Accrual basis accounting is an accounting method that recognizes revenues and expenses when they are earned or incurred, regardless of when the actual cash transactions occur. In this approach, financial transactions are recorded as they occur, and revenues are recognized when they are earned, not necessarily when the payment is received. Similarly, expenses are recognized when they are incurred, even if the payment is made at a later date.
Key principles of accrual basis accounting:
- Revenue Recognition: Revenue is recorded when it is earned and becomes reasonably certain, regardless of whether the cash has been received. For example, a company that delivers goods or provides services to a customer would recognize the revenue at the time of delivery or completion of the service, not when the customer pays.

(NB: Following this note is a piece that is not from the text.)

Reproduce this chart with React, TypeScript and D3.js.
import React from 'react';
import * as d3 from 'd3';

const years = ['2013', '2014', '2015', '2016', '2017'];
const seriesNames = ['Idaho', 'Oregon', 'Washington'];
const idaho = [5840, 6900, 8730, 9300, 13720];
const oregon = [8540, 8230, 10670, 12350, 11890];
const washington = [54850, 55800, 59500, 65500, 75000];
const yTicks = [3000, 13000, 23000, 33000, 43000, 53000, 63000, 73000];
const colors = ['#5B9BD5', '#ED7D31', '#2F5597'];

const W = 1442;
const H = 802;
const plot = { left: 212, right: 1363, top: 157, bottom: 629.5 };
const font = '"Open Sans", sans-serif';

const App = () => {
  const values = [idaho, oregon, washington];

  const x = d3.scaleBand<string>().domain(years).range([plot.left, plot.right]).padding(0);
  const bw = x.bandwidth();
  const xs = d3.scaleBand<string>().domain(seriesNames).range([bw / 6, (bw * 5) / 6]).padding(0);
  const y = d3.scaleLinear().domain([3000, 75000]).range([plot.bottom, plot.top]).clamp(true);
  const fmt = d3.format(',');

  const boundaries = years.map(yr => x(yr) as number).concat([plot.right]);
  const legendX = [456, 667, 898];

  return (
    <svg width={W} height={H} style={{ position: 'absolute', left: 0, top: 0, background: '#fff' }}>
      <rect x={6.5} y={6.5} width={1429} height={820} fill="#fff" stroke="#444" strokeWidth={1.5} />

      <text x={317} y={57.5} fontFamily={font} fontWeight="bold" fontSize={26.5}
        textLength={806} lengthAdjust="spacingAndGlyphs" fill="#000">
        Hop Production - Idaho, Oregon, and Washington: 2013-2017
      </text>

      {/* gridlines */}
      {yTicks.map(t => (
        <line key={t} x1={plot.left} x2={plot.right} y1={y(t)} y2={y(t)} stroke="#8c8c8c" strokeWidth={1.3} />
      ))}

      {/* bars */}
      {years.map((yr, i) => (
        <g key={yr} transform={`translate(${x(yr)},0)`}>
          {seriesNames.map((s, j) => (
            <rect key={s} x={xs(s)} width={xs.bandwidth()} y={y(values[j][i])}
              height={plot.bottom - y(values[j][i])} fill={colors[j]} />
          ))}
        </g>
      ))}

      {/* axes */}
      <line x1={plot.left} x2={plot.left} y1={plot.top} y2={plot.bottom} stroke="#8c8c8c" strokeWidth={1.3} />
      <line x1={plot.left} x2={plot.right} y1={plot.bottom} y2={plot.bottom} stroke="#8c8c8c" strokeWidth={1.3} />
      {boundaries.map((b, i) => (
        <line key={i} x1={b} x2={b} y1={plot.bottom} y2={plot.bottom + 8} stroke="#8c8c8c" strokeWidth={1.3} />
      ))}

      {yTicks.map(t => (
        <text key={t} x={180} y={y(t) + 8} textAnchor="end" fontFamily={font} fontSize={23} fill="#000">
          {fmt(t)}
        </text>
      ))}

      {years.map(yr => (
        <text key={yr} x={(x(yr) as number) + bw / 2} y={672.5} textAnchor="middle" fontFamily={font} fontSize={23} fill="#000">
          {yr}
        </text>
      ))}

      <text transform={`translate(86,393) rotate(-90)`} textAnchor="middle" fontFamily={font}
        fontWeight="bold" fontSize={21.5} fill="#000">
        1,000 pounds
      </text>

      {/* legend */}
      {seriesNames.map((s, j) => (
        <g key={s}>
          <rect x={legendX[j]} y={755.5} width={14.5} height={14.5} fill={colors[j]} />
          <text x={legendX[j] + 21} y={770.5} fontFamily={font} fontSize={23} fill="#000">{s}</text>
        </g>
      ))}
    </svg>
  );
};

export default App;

- Expense Recognition: Expenses are recorded in the period they are incurred, matching them with the revenues they helped generate. For example, if a company purchases inventory to sell to customers, the cost of goods sold (COGS) is recognized when the inventory is sold, not when the payment for the inventory is made.
- Accruals and Deferrals: To align revenues and expenses with the periods they relate to, accruals and deferrals are used. Accruals involve recognizing revenues or expenses before cash is exchanged, while deferrals involve recognizing revenues or expenses after cash is exchanged. Examples of accruals include accounts receivable and accounts payable, while prepaid expenses and unearned revenue are examples of deferrals.